Taxes also depend on the region in which you decide to retire to. Some are a lot more advantageous than others, so it’s important you know the rules of where you plan on moving to. 

READ ALSO: Why you should move to this region in Spain if you want to pay less tax

Get reliable, expert financial advice before doing anything

If you have decided you want to be in Spain permanently, then you will need some expert tax and pension advice – but you need to be careful who you take advice from, this is a highly specialist area and it’s unlikely that high street financial advisers will have the knowledge that you need. 

Brexit has also made getting financial advice more complicated, with fewer experts available.

Hoffman told The Local: “Because of Brexit, you cannot use a UK-based financial adviser anymore – you have to use an EU-registered one. This has made things more complicated. When picking an adviser, seek out someone who has expertise on the local taxation rules. They should also be regulated with the financial regulator where you live and where they work”. 

It can be especially complicated to work out who you should and shouldn’t take advice from – for example, some UK-based advisers have continued to give advice to EU-based clients, even though are not following EU regulations anymore. 

Hoffman adds: “There are free, government-based services in the UK that can help you understand your private pension – Pension Wise and Money Helper. Before doing anything, you should consult the free services. Any financial adviser worth their salt would recommend this too. 

“These services have begun to have longer wait times, so be sure to book well in advance of when you plan to draw from your pension.”

Decide whether to transfer your pension

Another question that is important for Brits to think about is whether or not to transfer their pension into either a UK-based SIPP for non-residents, or a QROPS (Qualifying Recognised Overseas Pension Schemes).

The SIPP will keep your pension in the UK, while the QROPS moves it out of the UK. 

These options can be helpful for residents in Spain, but you need to familiarise yourself with their benefits and drawbacks.

“The QROPS is not for someone who is unsure of their future, as if you return to the UK within five years of the pension transfer, HMRC will seek their tax back as if it was a full encashment,” Hoffman said.

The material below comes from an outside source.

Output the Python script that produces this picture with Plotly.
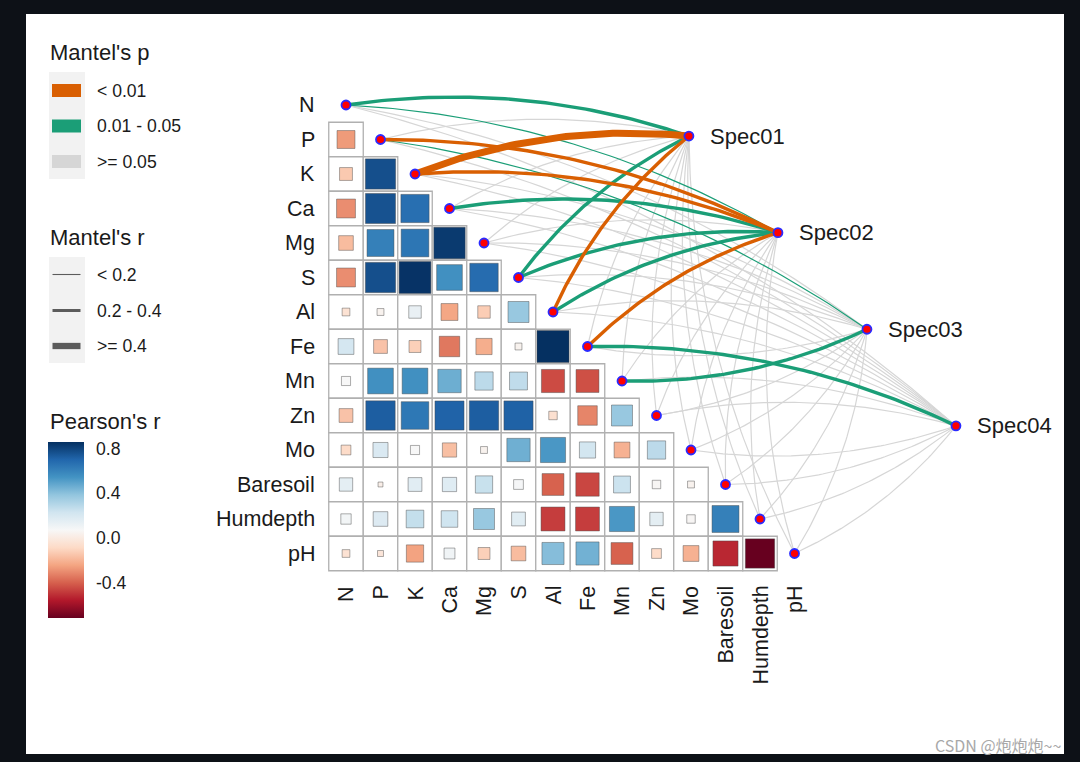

You should also beware of scams on this subject, as the post-Brexit period saw many scammers seeking to persuade Brits that it was now mandatory to transfer their UK pension – always be wary of any cold-calling or unsolicited financial advice.

Determine how you will draw from your pension

The next factor to consider is how you want to receive your pension – either as regular income or as a lump sum. The option that you chose will have tax implications in Spain.

Generally, the tax rate will depend on the amount of your pension, but can range from 19 to 47 percent in Spain.

Remember that there is no ‘tax-free lump sum’ in Spain, so it’s best that you don’t draw from your pension that way.

Healthcare and Social Security

You won’t automatically be covered for healthcare in Spain if you retire here, because you won’t be working and therefore won’t be paying social security.

Thankfully, there are various options. UK nationals who retire to Spain (and have never worked in Spain) and have already reached the state pension age can apply for the S1. This means that the UK continues to pay for their healthcare costs and they would not be charged social security. Non-working spouses of an S1 holder can also benefit from this.

READ ALSO – Healthcare in Spain: the steps to apply for the S1 form for UK state pensioners

You can also choose to pay for the convenio especial (which translates to ‘special agreement’). This allows foreigners in Spain to pay a monthly sum into the country’s public health system to have access to it, even if they don’t work. To access it, you will pay a monthly fee of €60 if you are under 65 and €157 if you are over 65. 

Of course, you also have the option of getting private health insurance too.